┌─ Exercise data

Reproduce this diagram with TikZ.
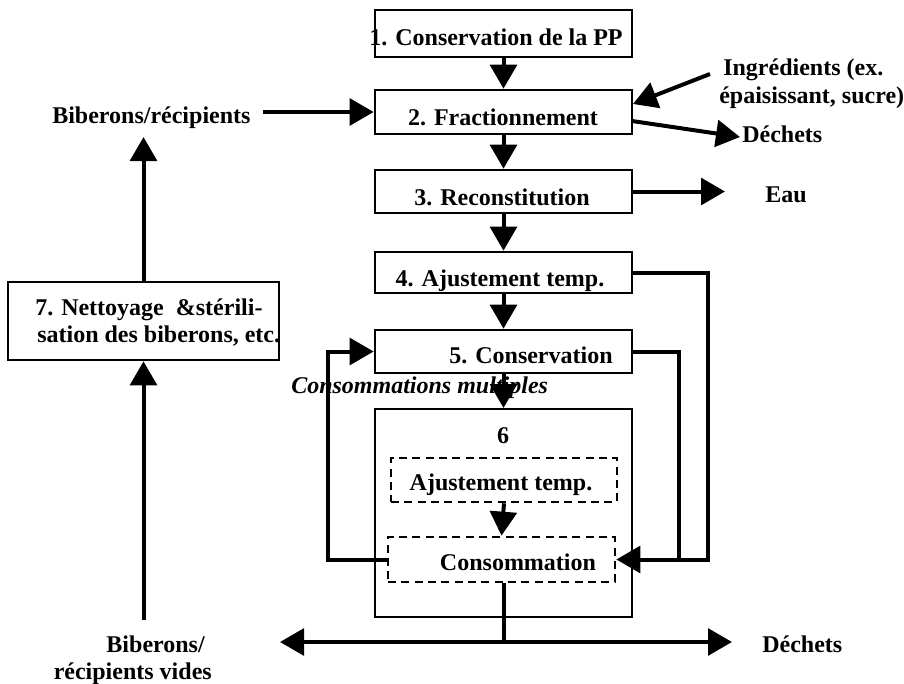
\documentclass[tikz,border=0pt]{standalone}
\usepackage{fontspec}
\setmainfont{Liberation Serif}
\usetikzlibrary{arrows.meta}
\begin{document}
\begin{tikzpicture}[x=0.75pt,y=-0.75pt,
  box/.style={draw,line width=2pt,minimum width=192.75pt,inner sep=0pt},
  bigbox/.style={draw,line width=1.5pt,minimum width=192.75pt,inner sep=0pt},
  dbox/.style={draw,line width=2pt,dash pattern=on 6pt off 4pt,inner sep=0pt},
  lbl/.style={inner sep=0pt,font=\bfseries\fontsize{18}{21}\selectfont},
  conn/.style={line width=3pt},
  arr/.style={conn,-{Triangle[length=18pt,width=20pt]}}
]
\useasboundingbox (0,0) rectangle (904,683);
% boxes
\node[box,minimum height=35.25pt] (b1) at (503.5,33.5) {};
\node[box,minimum height=33pt] (b2) at (503.5,112) {};
\node[box,minimum height=32.25pt] (b3) at (503.5,191.5) {};
\node[box,minimum height=30.75pt] (b4) at (503.5,272.5) {};
\node[box,minimum height=32.25pt] (b5) at (503.5,351.5) {};
\node[bigbox,minimum height=156pt] (b6) at (503.5,513) {};
\node[dbox,minimum width=169.5pt,minimum height=33pt] (d1) at (504,480) {};
\node[dbox,minimum width=170.25pt,minimum height=33.75pt] (d2) at (501.5,559.5) {};
\node[box,minimum width=203.25pt,minimum height=58.5pt] (b7) at (143.5,321) {};
% texts
\node[lbl,anchor=base] (t1) at (496,45) {1. Conservation de la PP};
\node[lbl,anchor=base] (t2) at (503,125) {2. Fractionnement};
\node[lbl,anchor=base] (t3) at (502,205) {3. Reconstitution};
\node[lbl,anchor=base] (t4) at (500,286) {4. Ajustement temp.};
\node[lbl,anchor=base] (t5) at (531,363) {5. Conservation};
\node[lbl,anchor=base west,font=\bfseries\itshape\fontsize{18}{21}\selectfont] (tm) at (291,393) {Consommations multiples};
\node[lbl,anchor=base] (t6) at (503,443) {6};
\node[lbl,anchor=base] (td1) at (501,490) {Ajustement temp.};
\node[lbl,anchor=base] (td2) at (518,570) {Consommation};
\node[lbl,anchor=base west] (t7a) at (35,315) {7. Nettoyage \ \&stérili-};
\node[lbl,anchor=base west] (t7b) at (37,342) {sation des biberons, etc.};
\node[lbl,anchor=base west] (tbib) at (52,123) {Biberons/récipients};
\node[lbl,anchor=base west] (ting1) at (723,75) {Ingrédients (ex.};
\node[lbl,anchor=base west] (ting2) at (719,103) {épaisissant, sucre)};
\node[lbl,anchor=base west] (tdech1) at (742,142) {Déchets};
\node[lbl,anchor=base west] (teau) at (765,202) {Eau};
\node[lbl,anchor=base east] (tbv1) at (205,652) {Biberons/};
\node[lbl,anchor=base east] (tbv2) at (212,679) {récipients vides};
\node[lbl,anchor=base west] (tdech2) at (762,652) {Déchets};
% coordinates
\coordinate (cbib) at (263,112);
\coordinate (cingA) at (710,74);
\coordinate (cingB) at (633,104);
\coordinate (cdA) at (632,121);
\coordinate (cdB) at (740,137);
\coordinate (ceau) at (725,191.5);
\coordinate (c7top) at (143.5,137);
\coordinate (c7bot) at (143.5,620);
\coordinate (r4) at (708,272.5);
\coordinate (r4b) at (708,559.5);
\coordinate (r5) at (679,351.5);
\coordinate (r5b) at (679,559.5);
\coordinate (l5) at (328,351.5);
\coordinate (l5b) at (328,559.5);
\coordinate (j) at (503.5,642);
\coordinate (jl) at (280,642);
\coordinate (jr) at (732,642);
% connectors
\draw[arr] (b1.south) -- (b2.north);
\draw[arr] (b2.south) -- (b3.north);
\draw[arr] (b3.south) -- (b4.north);
\draw[arr] (b4.south) -- (b5.north);
\draw[arr] (b5.south) -- (b6.north);
\draw[arr] (d1.south) -- (d2.north);
\draw[arr] (cbib) -- (b2.west);
\draw[arr] (cingA) -- (cingB);
\draw[arr] (cdA) -- (cdB);
\draw[arr] (b3.east) -- (ceau);
\draw[arr] (b7.north) -- (c7top);
\draw[arr] (c7bot) -- (b7.south);
\draw[arr] (b4.east) -- (r4) -- (r4b) -- (d2.east);
\draw[conn] (b5.east) -- (r5) -- (r5b);
\draw[arr] (d2.west) -- (l5b) -- (l5) -- (b5.west);
\draw[conn] (j |- d2.south) -- (j);
\draw[conn,{Triangle[length=18pt,width=20pt]}-{Triangle[length=18pt,width=20pt]}] (jl) -- (jr);
\end{tikzpicture}
\end{document}
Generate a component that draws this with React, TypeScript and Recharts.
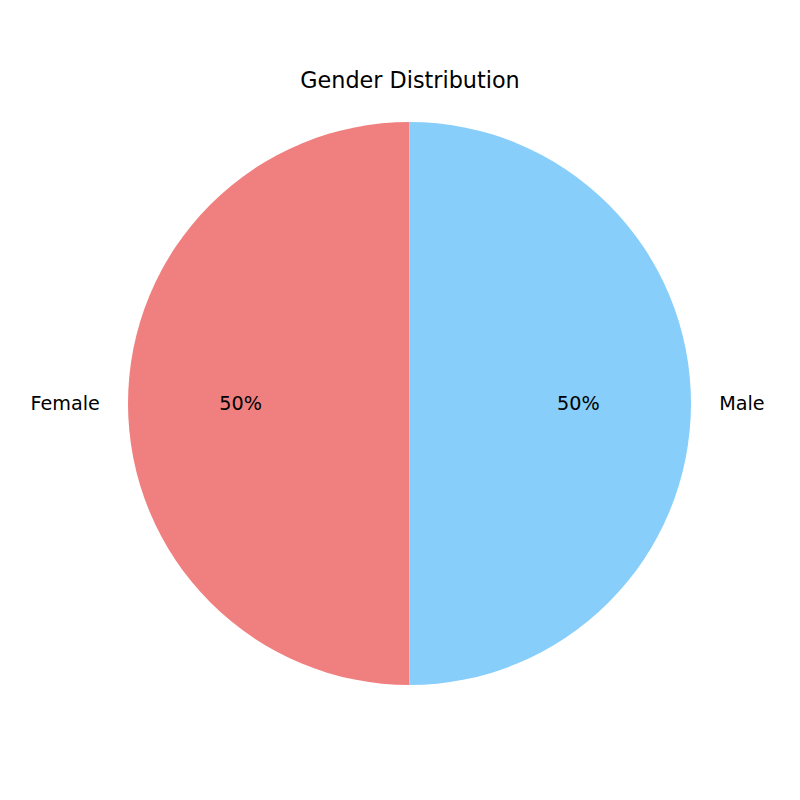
import { PieChart, Pie, Cell } from 'recharts'

const GENDERS = ['Female', 'Male']
const SHARES = [50, 50]
const COLORS = ['#F08080', '#87CEFA']

const chartData = GENDERS.map((g, i) => ({ name: g, value: SHARES[i] }))
const total = SHARES.reduce((s, v) => s + v, 0)

const RAD = Math.PI / 180
const FONT = 'DejaVu Sans, sans-serif'

function renderLabel(props: any) {
  const { cx, cy, outerRadius, midAngle, name, value } = props
  const cos = Math.cos(-midAngle * RAD)
  const sin = Math.sin(-midAngle * RAD)
  const lx = cx + outerRadius * 1.1 * cos
  const ly = cy + outerRadius * 1.1 * sin
  const px = cx + outerRadius * 0.6 * cos
  const py = cy + outerRadius * 0.6 * sin
  const pct = Math.round((value / total) * 100)
  return (
    <g>
      <text
        x={lx}
        y={ly}
        textAnchor={cos < 0 ? 'end' : 'start'}
        dominantBaseline="central"
        fontSize={19.2}
        fontFamily={FONT}
        fill="#000"
      >
        {name}
      </text>
      <text
        x={px}
        y={py}
        textAnchor="middle"
        dominantBaseline="central"
        fontSize={19.2}
        fontFamily={FONT}
        fill="#000"
      >
        {pct}%
      </text>
    </g>
  )
}

export default function App() {
  return (
    <div style={{ position: 'absolute', left: 0, top: 0, width: 800, height: 800, background: '#fff' }}>
      <PieChart width={800} height={800} margin={{ top: 0, right: 0, bottom: 0, left: 0 }}>
        <text
          x={410}
          y={80}
          textAnchor="middle"
          dominantBaseline="central"
          fontSize={22.3}
          fontFamily={FONT}
          fill="#000"
        >
          Gender Distribution
        </text>
        <Pie
          data={chartData}
          dataKey="value"
          nameKey="name"
          cx={409.5}
          cy={403.5}
          outerRadius={281.5}
          startAngle={90}
          endAngle={450}
          stroke="none"
          label={renderLabel}
          labelLine={false}
          isAnimationActive={false}
        >
          {chartData.map((d, i) => (
            <Cell key={d.name} fill={COLORS[i]} />
          ))}
        </Pie>
      </PieChart>
    </div>
  )
}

└─

(Short task) Among the entries above, locate the line with "Generate a component" and the line with "const FONT = 'DejaVu Sans, sans-serif'". Give those two lines and all lines between them again, exactly, leaving out the pictures.

(The completed task)
Generate a component that draws this with React, TypeScript and Recharts.
import { PieChart, Pie, Cell } from 'recharts'

const GENDERS = ['Female', 'Male']
const SHARES = [50, 50]
const COLORS = ['#F08080', '#87CEFA']

const chartData = GENDERS.map((g, i) => ({ name: g, value: SHARES[i] }))
const total = SHARES.reduce((s, v) => s + v, 0)

const RAD = Math.PI / 180
const FONT = 'DejaVu Sans, sans-serif'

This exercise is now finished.